Construction Systems, Inc. v. FagelHaber LLC, 2015 IL App (1st) 141700, dramatically illustrates the perilous consequences that can flow from a construction contract’s failure to identify the contracting parties and shows the importance of clarity when drafting releases intended to protect parties from future liability.
The plaintiff contractor sued its former law firm (the Firm) for failing to properly perfect a mechanics lien against a mortgage lender on commercial property. The plaintiff alleged that because of the Firm’s lien perfection failure, the plaintiff was forced to settled its claim for about $1.3M less than the lien’s worth (about $3M).

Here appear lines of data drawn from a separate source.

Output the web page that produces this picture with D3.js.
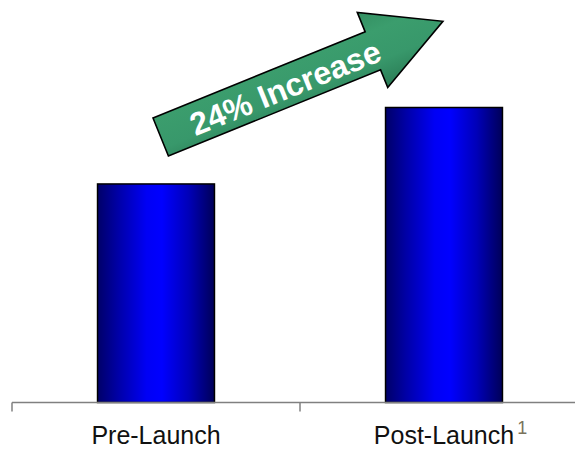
<!DOCTYPE html>
<html>
<head>
<meta charset="utf-8">
<script src="https://cdn.jsdelivr.net/npm/d3@7"></script>
<style>
  html, body { margin: 0; padding: 0; background: #ffffff; }
  svg { display: block; }
</style>
</head>
<body>
<svg id="chart" width="575" height="450"></svg>
<script>
// Launch comparison data
const categories = ["Pre-Launch", "Post-Launch"];
const values = [100, 124];
const footnotes = ["", "1"];
const calloutText = "24% Increase";

const svg = d3.select("#chart");
const defs = svg.append("defs");

// Horizontal shading for the cylinder-like bars
const barGrad = defs.append("linearGradient")
  .attr("id", "barGrad").attr("x1", "0%").attr("x2", "100%").attr("y1", "0%").attr("y2", "0%");
[[0, "#000068"], [0.18, "#0000a8"], [0.42, "#0000f5"], [0.55, "#0000ff"], [0.78, "#0000b8"], [1, "#000058"]]
  .forEach(([o, c]) => barGrad.append("stop").attr("offset", o).attr("stop-color", c));

// Green shading for the callout arrow
const arrowGrad = defs.append("linearGradient")
  .attr("id", "arrowGrad").attr("gradientUnits", "userSpaceOnUse")
  .attr("x1", 0).attr("y1", -40).attr("x2", 0).attr("y2", 80);
[[0, "#2c8358"], [0.35, "#3b9d6d"], [0.6, "#38986b"], [1, "#206846"]]
  .forEach(([o, c]) => arrowGrad.append("stop").attr("offset", o).attr("stop-color", c));

const x = d3.scaleBand()
  .domain(categories)
  .range([12, 588])
  .paddingInner(0.594)
  .paddingOuter(0.297);

const y = d3.scaleLinear()
  .domain([31.4, 124])
  .range([402.5, 107.5]);

// Bars
svg.append("g").selectAll("rect")
  .data(categories)
  .join("rect")
  .attr("x", d => x(d))
  .attr("y", (d, i) => y(values[i]))
  .attr("width", x.bandwidth())
  .attr("height", (d, i) => y.range()[0] - y(values[i]))
  .attr("fill", "url(#barGrad)")
  .attr("stroke", "#000")
  .attr("stroke-width", 1.5);

// Category axis
const axisY = y.range()[0];
const axis = svg.append("g").attr("stroke", "#808080").attr("stroke-width", 1.5);
axis.append("line")
  .attr("x1", x.range()[0]).attr("x2", 580)
  .attr("y1", axisY).attr("y2", axisY);
d3.range(categories.length + 1).forEach(i => {
  const tx = x.range()[0] + i * x.step();
  axis.append("line")
    .attr("x1", tx).attr("x2", tx)
    .attr("y1", axisY).attr("y2", axisY + 9);
});

// Category labels with optional footnote marker
categories.forEach((c, i) => {
  const cx = x(c) + x.bandwidth() / 2;
  const label = svg.append("text")
    .attr("x", cx).attr("y", 444)
    .attr("text-anchor", "middle")
    .attr("font-family", "Liberation Sans, Arial, sans-serif")
    .attr("font-size", 25)
    .attr("fill", "#111111")
    .text(c);
  if (footnotes[i]) {
    const bb = label.node().getBBox();
    svg.append("text")
      .attr("x", bb.x + bb.width + 3).attr("y", 434)
      .attr("font-family", "Liberation Sans, Arial, sans-serif")
      .attr("font-size", 18)
      .attr("fill", "#7a735c")
      .text(footnotes[i]);
  }
});

// Callout arrow
const shaftLen = 229, shaftW = 41, headLen = 76, headTop = -21, headBottom = 60;
const arrow = svg.append("g")
  .attr("transform", `translate(${x(categories[0]) + x.bandwidth() / 2 - 3},118) rotate(-22.1)`);
arrow.append("path")
  .attr("d", d3.line()([
    [0, 0], [shaftLen, 0], [shaftLen, headTop], [shaftLen + headLen, (headTop + headBottom) / 2],
    [shaftLen, headBottom], [shaftLen, shaftW], [0, shaftW]
  ]) + "Z")
  .attr("fill", "url(#arrowGrad)")
  .attr("stroke", "#000")
  .attr("stroke-width", 1.6)
  .attr("stroke-linejoin", "miter");
arrow.append("text")
  .attr("x", 134).attr("y", 33)
  .attr("text-anchor", "middle")
  .attr("font-family", "Liberation Sans, Arial, sans-serif")
  .attr("font-weight", "bold")
  .attr("font-size", 32)
  .attr("fill", "#ffffff")
  .text(calloutText);
</script>
</body>
</html>
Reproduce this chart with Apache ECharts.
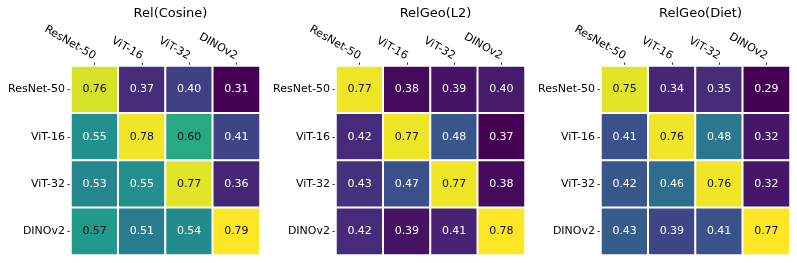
<!DOCTYPE html>
<html><head><meta charset="utf-8">
<script src="https://cdn.jsdelivr.net/npm/echarts@6/dist/echarts.min.js"></script>
<style>html,body{margin:0;padding:0;background:#fff}#c{width:797px;height:263px}</style>
</head><body><div id="c"></div>
<script>
const categories = ['ResNet-50', 'ViT-16', 'ViT-32', 'DINOv2'];
const titles = ['Rel(Cosine)', 'RelGeo(L2)', 'RelGeo(Diet)'];
const relCosine = [
  [0.76, 0.37, 0.40, 0.31],
  [0.55, 0.78, 0.60, 0.41],
  [0.53, 0.55, 0.77, 0.36],
  [0.57, 0.51, 0.54, 0.79]
];
const relGeoL2 = [
  [0.77, 0.38, 0.39, 0.40],
  [0.42, 0.77, 0.48, 0.37],
  [0.43, 0.47, 0.77, 0.38],
  [0.42, 0.39, 0.41, 0.78]
];
const relGeoDiet = [
  [0.75, 0.34, 0.35, 0.29],
  [0.41, 0.76, 0.48, 0.32],
  [0.42, 0.46, 0.76, 0.32],
  [0.43, 0.39, 0.41, 0.77]
];
const matrices = [relCosine, relGeoL2, relGeoDiet];
const viridis = ['#440154','#482878','#3e4989','#31688e','#26828e','#1f9e89','#35b779','#6ece58','#b5de2b','#fde725'];

function hexToRgb(h){return [parseInt(h.slice(1,3),16),parseInt(h.slice(3,5),16),parseInt(h.slice(5,7),16)];}
function colorAt(t){
  t=Math.max(0,Math.min(1,t));
  const p=t*(viridis.length-1), i=Math.min(Math.floor(p),viridis.length-2), f=p-i;
  const a=hexToRgb(viridis[i]), b=hexToRgb(viridis[i+1]);
  return a.map((v,k)=>v+(b[k]-v)*f);
}
function lum(rgb){
  const c=rgb.map(v=>{v/=255;return v<=0.03928?v/12.92:Math.pow((v+0.055)/1.055,2.4);});
  return 0.2126*c[0]+0.7152*c[1]+0.0722*c[2];
}

const gridLefts=[72,337,602], gridTop=67, gridSize=187;
const font='DejaVu Sans';
const option={animation:false,title:[],grid:[],xAxis:[],yAxis:[],visualMap:[],series:[]};
matrices.forEach((m,p)=>{
  const vals=m.flat(); const mn=Math.min(...vals), mx=Math.max(...vals);
  option.title.push({text:titles[p],left:gridLefts[p]+gridSize/2,top:2,textAlign:'center',
    textStyle:{fontFamily:font,fontSize:13,fontWeight:'normal',color:'#000'}});
  option.grid.push({left:gridLefts[p]-1,top:gridTop-1,width:gridSize+2,height:gridSize+2});
  option.xAxis.push({type:'category',gridIndex:p,position:'top',data:categories,
    axisLine:{show:false},axisTick:{show:true,length:3.5,lineStyle:{color:'#333'},alignWithLabel:true},
    axisLabel:{rotate:30,margin:9,fontFamily:font,fontSize:11,color:'#000'},splitLine:{show:false}});
  option.yAxis.push({type:'category',gridIndex:p,inverse:true,data:categories,
    axisLine:{show:false},axisTick:{show:true,length:3.5,lineStyle:{color:'#333'},alignWithLabel:true},
    axisLabel:{margin:6,fontFamily:font,fontSize:11,color:'#000'},splitLine:{show:false}});
  option.visualMap.push({show:false,seriesIndex:p,min:mn,max:mx,inRange:{color:viridis}});
  const data=[];
  m.forEach((row,r)=>row.forEach((v,c)=>{
    const rgb=colorAt((v-mn)/(mx-mn));
    data.push({value:[c,r,v],label:{color:lum(rgb)>0.25?'#111111':'#ffffff'}});
  }));
  option.series.push({type:'heatmap',xAxisIndex:p,yAxisIndex:p,data,
    itemStyle:{borderColor:'#fff',borderWidth:2},
    label:{show:true,fontFamily:font,fontSize:11,formatter:(d)=>d.value[2].toFixed(2)},
    emphasis:{disabled:true}});
});
const chart=echarts.init(document.getElementById('c'),null,{renderer:'canvas'});
chart.setOption(option);
</script></body></html>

In the underlying lien case, the plaintiff and defendant Firm got into a fee dispute and the Firm withdrew. The Firm turned over its file to the plaintiff after the plaintiff made a partial payment of the outstanding fees (owed to defendant Firm) and signed a release (the “Release”). The Release, which referenced “known and unknown” claims and contained “without limitation” verbiage, was signed by the plaintiff in 2004. Plaintiff filed the current malpractice suit in 2009.
The trial court entered summary judgment for the Firm on the basis that the Release immunized the Firm from future claims. Plaintiff appealed.
Reversing summary judgment for the Firm, the First District first applied the relevant rules governing written releases in Illinois.
– a release is a contract and is governed by contract law;
– a release will be enforced as written where it’s clearly worded
– the scope and effect of a release is controlled by the intention of the parties;
– the intention of the parties is divined by reference to the words of the release and a release won’t be construed to defeat a claim that was not contemplated by the parties when they signed it;
– A “general” release will not apply to specific claims where a party is unaware of other (specific) claims;
– Where one party to a release owes the other a fiduciary duty (e.g. lawyer-client), the party owing the fiduciary duty has the burden of showing that it disclosed all relevant information to the other party.
Here, the court gave the Release a cramped construction. It held that it didn’t apply to the malpractice suit since that case wasn’t filed until 5 years after the Release was signed and there was no evidence that the plaintiff knew that the Firm possibly flubbed the lien filing when it (the plaintiff) signed the Release. This lack of evidence on the parties’ intent raised a disputed fact question that required denial of summary judgment.
Next, the court turned to the Firm’s judicial estoppel argument – that the plaintiff couldn’t sue for malpractice since it obtained a benefit in the underlying lawsuit (a settlement payment of $1.8M from the competing lender) by claiming it was an original contractor and not a subcontractor. Judicial estoppel applies where (1) a party takes two positions under oath, (2) in separate legal proceedings, (3) the party successfully maintained the first position and obtained a benefit from it; and (4) the two positions are inconsistent. (¶ 37).
The issue was paramount to the underlying lien case because if the plaintiff was a subcontractor, it had to comply with the 90-day notice requirement of Section 24 of the Lien Act. But if it was a general or original contractor, plaintiff was excused from the 90-day notice requirement. Based on this factual uncertainty, the court found the plaintiff had a right to pursue alternative arguments to salvage something of its approximately $3M lien claim.
The court also agreed with the plaintiff that it could recover prejudgment interest on the legal malpractice claim. Since that claim flowed from the underlying allegation that the Firm failed to perfect plaintiff’s lien, and since Section 21 of the Illinois Mechanics Lien Act allows for prejudgment interest (770 ILCS 60/21), the plaintiff could add the interest it would have recovered to the damage claim versus the Firm. (¶ 48).
1/ A broad release can still be narrowly interpreted to encompass only those claims that were likely in the release parties’ contemplation. If a claim hadn’t come to fruition at the time a release is signed, the releasing party can argue that an expansive release doesn’t cover that inchoate claim;
2/ Judicial estoppel requires more than alternative pleadings or arguments. Instead, the litigant must take two wholly contradictory statements and obtain a benefit from doing so. What’s a “benefit” is open to interpretation. Here, the plaintiff received $1.8M on its lien claim in the earlier litigation. Still, this wasn’t a benefit in relation to the value of its lien – which exceeded $3M;
3/ If the underlying claim – be it common law or statutory – provides for pre-judgment interest, then the later malpractice suit stemming from that underlying claim can include pre-judgment interest in the damages calculation.